Nombramiento plausible
El presidente
de Estados Unidos, Barack
Obama, nominó ayer a la juez neoyorquina Sonia Sotomayor como aspirante para ocupar un lugar en la Corte Suprema de Justicia, en sustitución del magistrado David
Souter, quien desempeñaba el
cargo desde 1990. De tal forma, y en caso de ser
avalada por el Senado –algo que
en principio no parece complicado,
dada la integración mayoritariamente
demócrata de esa instancia legislativa–, Sotomayor podría convertirse en la primera magistrada de origen latino en asumir un asiento en el máximo órgano judicial del vecino país.
Cabe señalar, por principio de cuentas, que la nominación de la juez de ascendencia puertorriqueña conlleva un mensaje destacable de sensibilidad del mandatario estadunidense hacia las transformaciones experimentadas en las décadas recientes por la sociedad de esa nación y, en particular, de reconocimiento a la importancia y
al peso político, social y cultural que hoy día
tiene la llamada "población hispana" en Estados Unidos, donde, de acuerdo con datos de la Oficina del Censo, viven alrededor
de 47 millones de personas –es
decir, uno de cada seis habitantes–
de origen latino.
Al mismo
tiempo, con la designación
de Sotomayor –identificada
con el "ala liberal" de la justicia estadunidense y en cuyo currículo destacan fallos en contra de la discriminación
racial y en favor de la protección social de los sectores menos favorecidos–, Obama responde a las nominaciones de los jueces Samuel Alito y John Roberts, hechas
por el ex presidente George
W. Bush durante su administración, que en su momento fueron
interpretadas por distintos analistas como concesiones a los sectores más conservadores
de la clase política y la sociedad del vecino país.
No puede
obviarse, por lo demás, que la juez
neoyorquina llegará, en caso de obtener la aprobación senatorial, al órgano
principal de un sistema de justicia
desvirtuado en lo político
y lo moral, como saldo del rosario de tropelías y aberraciones jurídicas consumadas y legalizadas en el contexto de la desastrosa era de
George W. Bush al frente de la Casa Blanca. Cabe recordar, como botón de muestra,
que apenas la semana pasada los jueces del Tribunal Supremo rechazaron, por mayoría, iniciar un juicio en contra de dos altos funcionarios
de la pasada administración
(el actual director de la Oficina Federal de Investigaciones, Robert Mueller, y el ex procurador general John Ashcroft), quienes
habían sido acusados de diseñar una red de reclusión y abuso en contra de sospechosos de
terrorismo en los años posteriores a los ataques del 11
de septiembre de 2001 en Nueva York y Washington.

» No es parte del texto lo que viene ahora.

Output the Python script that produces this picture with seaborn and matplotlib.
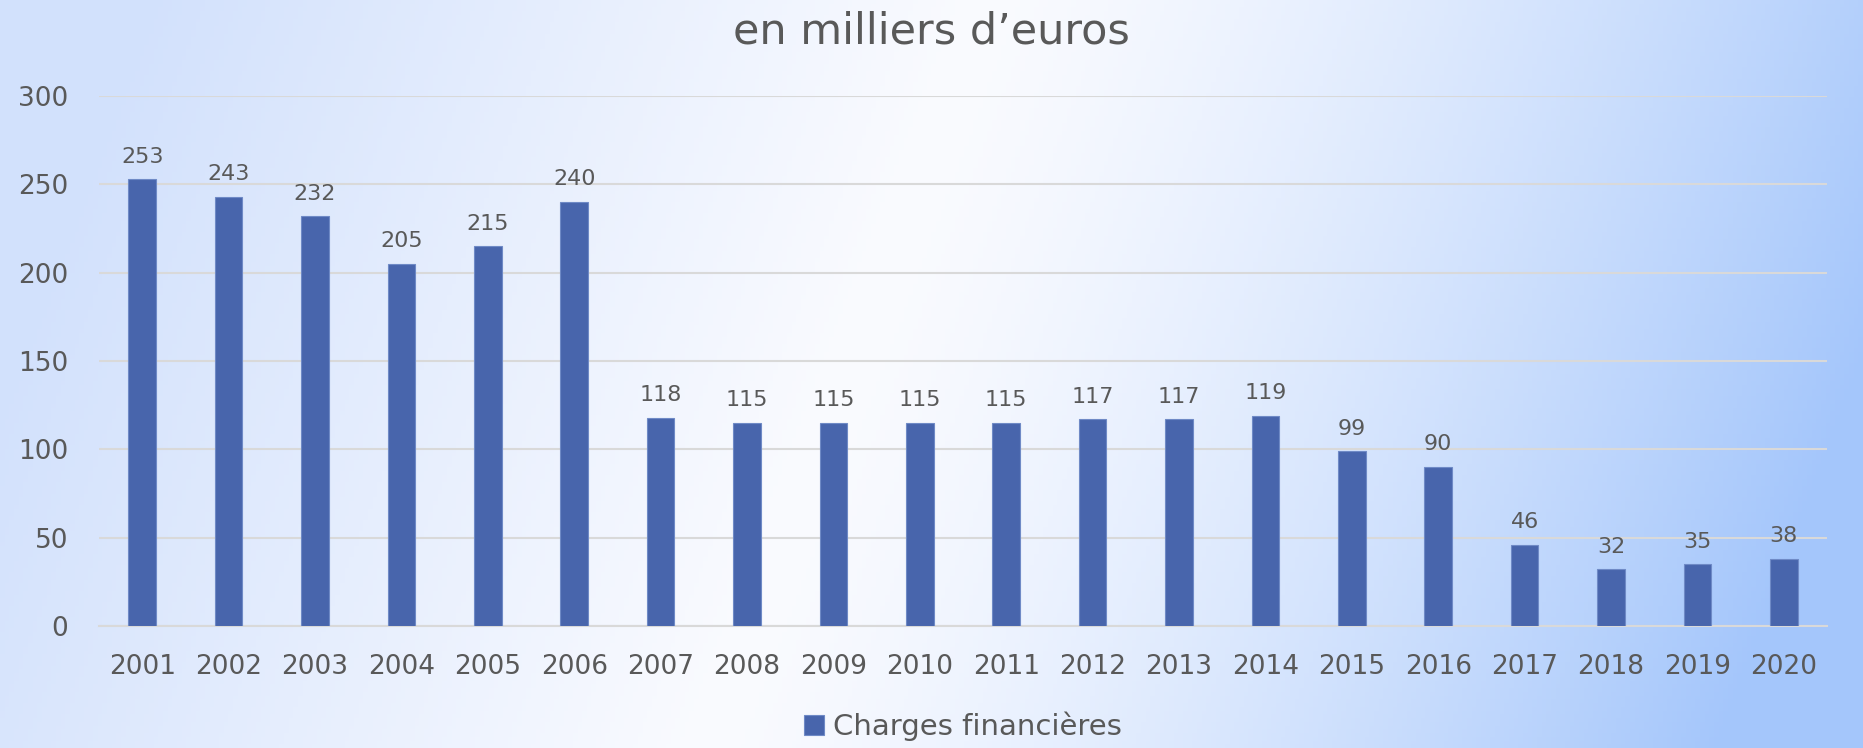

Esta determinación significó, de cara a la opinión pública nacional e internacional, un desgaste adicional en la imagen del máximo órgano de justicia estadunidense, por cuanto exhibió a la mayoría de sus integrantes como garantes de la impunidad de presuntos responsables de crímenes de lesa humanidad, y resultó, por añadidura, nocivo para la credibilidad del proyecto político de Obama, cuya consigna principal ha sido, desde antes de su llegada a la Oficina Oval, en enero pasado, el cambio y la renovación moral de
Washington en los ámbitos de la política
interna y externa.
Con estas
consideraciones en mente, la
designación de la juez Sotomayor como integrante de la Corte Suprema de
Justicia de Estados Unidos constituye –por su origen
racial y, sobre todo, por su perfil
profesional– un hecho
plausible y esperanzador. Cabe
esperar que la magistrada se desempeñe con la sensibilidad y el espíritu de justicia y legalidad que requiere el cargo, y que contribuya a revertir la pésima imagen internacional –ganada a pulso– de la justicia de su país.